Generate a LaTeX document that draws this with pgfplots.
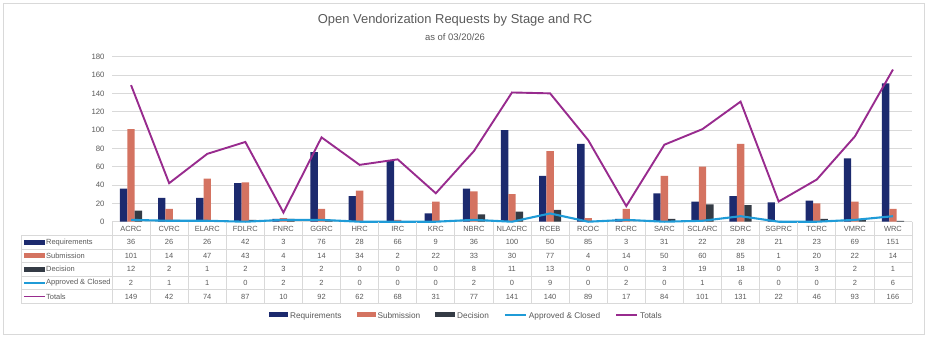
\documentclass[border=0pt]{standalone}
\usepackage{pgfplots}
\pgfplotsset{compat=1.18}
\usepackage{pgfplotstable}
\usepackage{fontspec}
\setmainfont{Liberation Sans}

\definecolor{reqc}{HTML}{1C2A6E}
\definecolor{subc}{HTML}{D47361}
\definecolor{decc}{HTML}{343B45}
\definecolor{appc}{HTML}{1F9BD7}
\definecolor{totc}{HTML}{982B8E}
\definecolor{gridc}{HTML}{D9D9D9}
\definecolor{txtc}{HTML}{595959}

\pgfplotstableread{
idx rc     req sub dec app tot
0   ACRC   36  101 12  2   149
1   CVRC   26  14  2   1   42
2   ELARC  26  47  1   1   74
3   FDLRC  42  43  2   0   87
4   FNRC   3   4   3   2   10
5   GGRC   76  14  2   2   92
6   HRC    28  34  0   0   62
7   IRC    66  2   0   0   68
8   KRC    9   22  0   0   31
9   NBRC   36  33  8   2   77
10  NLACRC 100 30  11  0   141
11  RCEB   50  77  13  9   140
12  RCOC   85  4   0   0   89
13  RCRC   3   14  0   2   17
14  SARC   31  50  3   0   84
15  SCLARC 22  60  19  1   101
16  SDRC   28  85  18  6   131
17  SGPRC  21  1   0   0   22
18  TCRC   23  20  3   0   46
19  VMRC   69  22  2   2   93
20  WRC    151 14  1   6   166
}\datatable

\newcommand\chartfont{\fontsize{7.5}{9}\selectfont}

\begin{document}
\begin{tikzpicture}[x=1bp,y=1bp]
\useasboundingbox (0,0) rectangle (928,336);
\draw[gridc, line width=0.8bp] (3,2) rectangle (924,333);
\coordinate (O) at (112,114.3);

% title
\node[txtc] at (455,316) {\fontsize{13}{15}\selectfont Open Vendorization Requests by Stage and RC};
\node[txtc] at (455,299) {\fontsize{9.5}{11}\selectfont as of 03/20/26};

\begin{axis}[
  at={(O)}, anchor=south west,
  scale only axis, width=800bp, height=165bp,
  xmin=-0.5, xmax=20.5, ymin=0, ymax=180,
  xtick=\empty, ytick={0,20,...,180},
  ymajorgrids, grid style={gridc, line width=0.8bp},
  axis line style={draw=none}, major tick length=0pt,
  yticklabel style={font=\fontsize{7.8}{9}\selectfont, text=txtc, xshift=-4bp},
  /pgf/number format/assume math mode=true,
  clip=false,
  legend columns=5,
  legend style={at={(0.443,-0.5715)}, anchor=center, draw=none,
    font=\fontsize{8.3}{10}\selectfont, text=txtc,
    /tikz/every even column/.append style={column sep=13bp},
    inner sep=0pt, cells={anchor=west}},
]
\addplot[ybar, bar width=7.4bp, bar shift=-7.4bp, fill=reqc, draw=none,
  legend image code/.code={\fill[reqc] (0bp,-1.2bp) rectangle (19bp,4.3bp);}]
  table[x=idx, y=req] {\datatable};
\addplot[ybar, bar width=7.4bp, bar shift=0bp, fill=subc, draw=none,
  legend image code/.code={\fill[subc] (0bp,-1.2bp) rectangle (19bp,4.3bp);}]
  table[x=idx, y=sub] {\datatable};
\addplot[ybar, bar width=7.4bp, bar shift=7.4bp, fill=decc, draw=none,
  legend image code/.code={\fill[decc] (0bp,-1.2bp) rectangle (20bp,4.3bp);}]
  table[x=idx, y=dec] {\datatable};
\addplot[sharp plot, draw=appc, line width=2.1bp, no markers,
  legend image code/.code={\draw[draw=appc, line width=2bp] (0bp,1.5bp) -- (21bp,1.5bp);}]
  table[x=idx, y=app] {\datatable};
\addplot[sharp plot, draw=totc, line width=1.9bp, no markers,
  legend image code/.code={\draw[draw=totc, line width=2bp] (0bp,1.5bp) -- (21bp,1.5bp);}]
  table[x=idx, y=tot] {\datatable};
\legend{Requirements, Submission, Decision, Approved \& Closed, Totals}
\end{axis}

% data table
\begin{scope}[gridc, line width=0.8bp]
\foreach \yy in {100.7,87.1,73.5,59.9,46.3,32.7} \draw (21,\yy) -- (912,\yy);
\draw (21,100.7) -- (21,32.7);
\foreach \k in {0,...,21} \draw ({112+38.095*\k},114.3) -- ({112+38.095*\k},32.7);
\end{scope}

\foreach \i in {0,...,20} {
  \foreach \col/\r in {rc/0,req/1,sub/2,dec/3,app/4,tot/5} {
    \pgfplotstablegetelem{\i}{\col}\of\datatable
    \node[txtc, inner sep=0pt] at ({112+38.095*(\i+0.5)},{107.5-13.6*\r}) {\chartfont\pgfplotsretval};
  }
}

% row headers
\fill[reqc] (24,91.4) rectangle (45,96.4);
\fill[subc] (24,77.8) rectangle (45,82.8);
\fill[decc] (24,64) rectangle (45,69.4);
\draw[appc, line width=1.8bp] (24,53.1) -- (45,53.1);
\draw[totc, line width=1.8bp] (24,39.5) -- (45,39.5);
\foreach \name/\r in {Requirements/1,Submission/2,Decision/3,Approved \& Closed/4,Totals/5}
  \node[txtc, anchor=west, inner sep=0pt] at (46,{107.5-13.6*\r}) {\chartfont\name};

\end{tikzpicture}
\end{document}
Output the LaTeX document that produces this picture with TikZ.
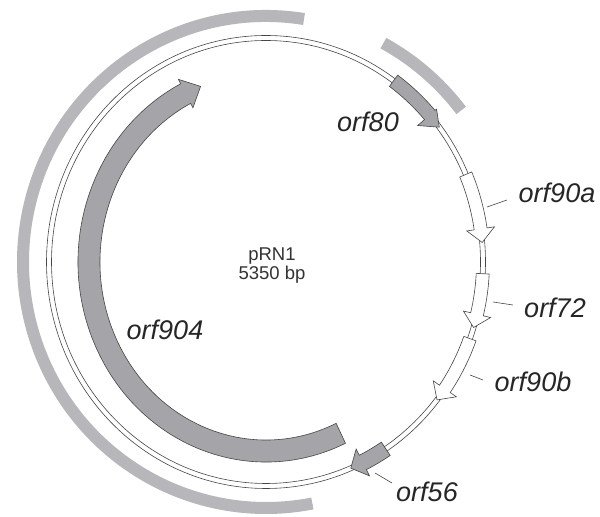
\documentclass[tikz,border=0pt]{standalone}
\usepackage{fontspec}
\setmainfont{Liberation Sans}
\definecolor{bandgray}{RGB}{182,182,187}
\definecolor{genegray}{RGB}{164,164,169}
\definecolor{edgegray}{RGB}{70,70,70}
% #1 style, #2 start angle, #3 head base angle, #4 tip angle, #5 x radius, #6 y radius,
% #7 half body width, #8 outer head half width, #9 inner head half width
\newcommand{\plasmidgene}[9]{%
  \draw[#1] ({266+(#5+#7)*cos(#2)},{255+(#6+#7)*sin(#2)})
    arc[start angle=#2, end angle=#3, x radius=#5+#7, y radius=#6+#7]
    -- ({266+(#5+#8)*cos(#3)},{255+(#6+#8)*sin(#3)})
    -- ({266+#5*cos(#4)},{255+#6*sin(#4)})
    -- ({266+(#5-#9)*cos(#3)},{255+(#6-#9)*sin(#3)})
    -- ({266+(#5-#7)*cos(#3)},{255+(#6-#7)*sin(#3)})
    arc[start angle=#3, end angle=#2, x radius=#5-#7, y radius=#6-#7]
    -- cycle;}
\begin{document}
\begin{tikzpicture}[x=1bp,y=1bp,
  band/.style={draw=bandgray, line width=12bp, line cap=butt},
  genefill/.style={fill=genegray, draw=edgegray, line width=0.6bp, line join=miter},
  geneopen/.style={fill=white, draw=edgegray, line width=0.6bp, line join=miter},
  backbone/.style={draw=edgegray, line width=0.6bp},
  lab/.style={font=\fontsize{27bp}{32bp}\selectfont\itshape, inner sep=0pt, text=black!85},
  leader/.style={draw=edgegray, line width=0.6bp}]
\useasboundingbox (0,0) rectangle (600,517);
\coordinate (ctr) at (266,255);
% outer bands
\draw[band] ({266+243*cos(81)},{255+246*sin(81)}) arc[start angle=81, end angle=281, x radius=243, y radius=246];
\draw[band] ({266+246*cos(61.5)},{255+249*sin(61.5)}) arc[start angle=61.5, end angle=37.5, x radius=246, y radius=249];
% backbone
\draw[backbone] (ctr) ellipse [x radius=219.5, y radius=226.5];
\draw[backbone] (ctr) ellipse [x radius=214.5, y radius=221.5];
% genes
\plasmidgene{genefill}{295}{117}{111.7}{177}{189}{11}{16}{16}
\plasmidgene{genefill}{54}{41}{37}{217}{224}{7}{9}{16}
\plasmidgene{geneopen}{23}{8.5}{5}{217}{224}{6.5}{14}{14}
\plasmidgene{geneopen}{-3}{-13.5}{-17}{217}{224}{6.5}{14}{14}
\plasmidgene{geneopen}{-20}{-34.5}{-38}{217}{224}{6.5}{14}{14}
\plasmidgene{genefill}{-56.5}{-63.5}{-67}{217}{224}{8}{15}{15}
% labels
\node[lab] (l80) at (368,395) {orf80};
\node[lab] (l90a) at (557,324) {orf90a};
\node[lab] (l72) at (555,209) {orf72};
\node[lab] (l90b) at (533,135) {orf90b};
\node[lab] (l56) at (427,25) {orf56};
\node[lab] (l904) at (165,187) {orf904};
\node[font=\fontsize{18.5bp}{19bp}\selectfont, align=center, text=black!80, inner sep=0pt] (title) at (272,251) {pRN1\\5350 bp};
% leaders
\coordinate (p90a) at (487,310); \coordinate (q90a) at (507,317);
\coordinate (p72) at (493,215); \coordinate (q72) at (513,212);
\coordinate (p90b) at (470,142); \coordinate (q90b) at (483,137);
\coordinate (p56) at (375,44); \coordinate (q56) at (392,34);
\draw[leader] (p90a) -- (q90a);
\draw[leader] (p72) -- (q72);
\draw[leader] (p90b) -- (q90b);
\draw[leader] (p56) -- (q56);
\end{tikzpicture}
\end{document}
■ ■ ■ ■ ■ ■ ■
Skip every picture and return the lines above from the top through the one that contains "(O) at (112,114.3);".

_Response to this task:_
Generate a LaTeX document that draws this with pgfplots.
\documentclass[border=0pt]{standalone}
\usepackage{pgfplots}
\pgfplotsset{compat=1.18}
\usepackage{pgfplotstable}
\usepackage{fontspec}
\setmainfont{Liberation Sans}

\definecolor{reqc}{HTML}{1C2A6E}
\definecolor{subc}{HTML}{D47361}
\definecolor{decc}{HTML}{343B45}
\definecolor{appc}{HTML}{1F9BD7}
\definecolor{totc}{HTML}{982B8E}
\definecolor{gridc}{HTML}{D9D9D9}
\definecolor{txtc}{HTML}{595959}

\pgfplotstableread{
idx rc     req sub dec app tot
0   ACRC   36  101 12  2   149
1   CVRC   26  14  2   1   42
2   ELARC  26  47  1   1   74
3   FDLRC  42  43  2   0   87
4   FNRC   3   4   3   2   10
5   GGRC   76  14  2   2   92
6   HRC    28  34  0   0   62
7   IRC    66  2   0   0   68
8   KRC    9   22  0   0   31
9   NBRC   36  33  8   2   77
10  NLACRC 100 30  11  0   141
11  RCEB   50  77  13  9   140
12  RCOC   85  4   0   0   89
13  RCRC   3   14  0   2   17
14  SARC   31  50  3   0   84
15  SCLARC 22  60  19  1   101
16  SDRC   28  85  18  6   131
17  SGPRC  21  1   0   0   22
18  TCRC   23  20  3   0   46
19  VMRC   69  22  2   2   93
20  WRC    151 14  1   6   166
}\datatable

\newcommand\chartfont{\fontsize{7.5}{9}\selectfont}

\begin{document}
\begin{tikzpicture}[x=1bp,y=1bp]
\useasboundingbox (0,0) rectangle (928,336);
\draw[gridc, line width=0.8bp] (3,2) rectangle (924,333);
\coordinate (O) at (112,114.3);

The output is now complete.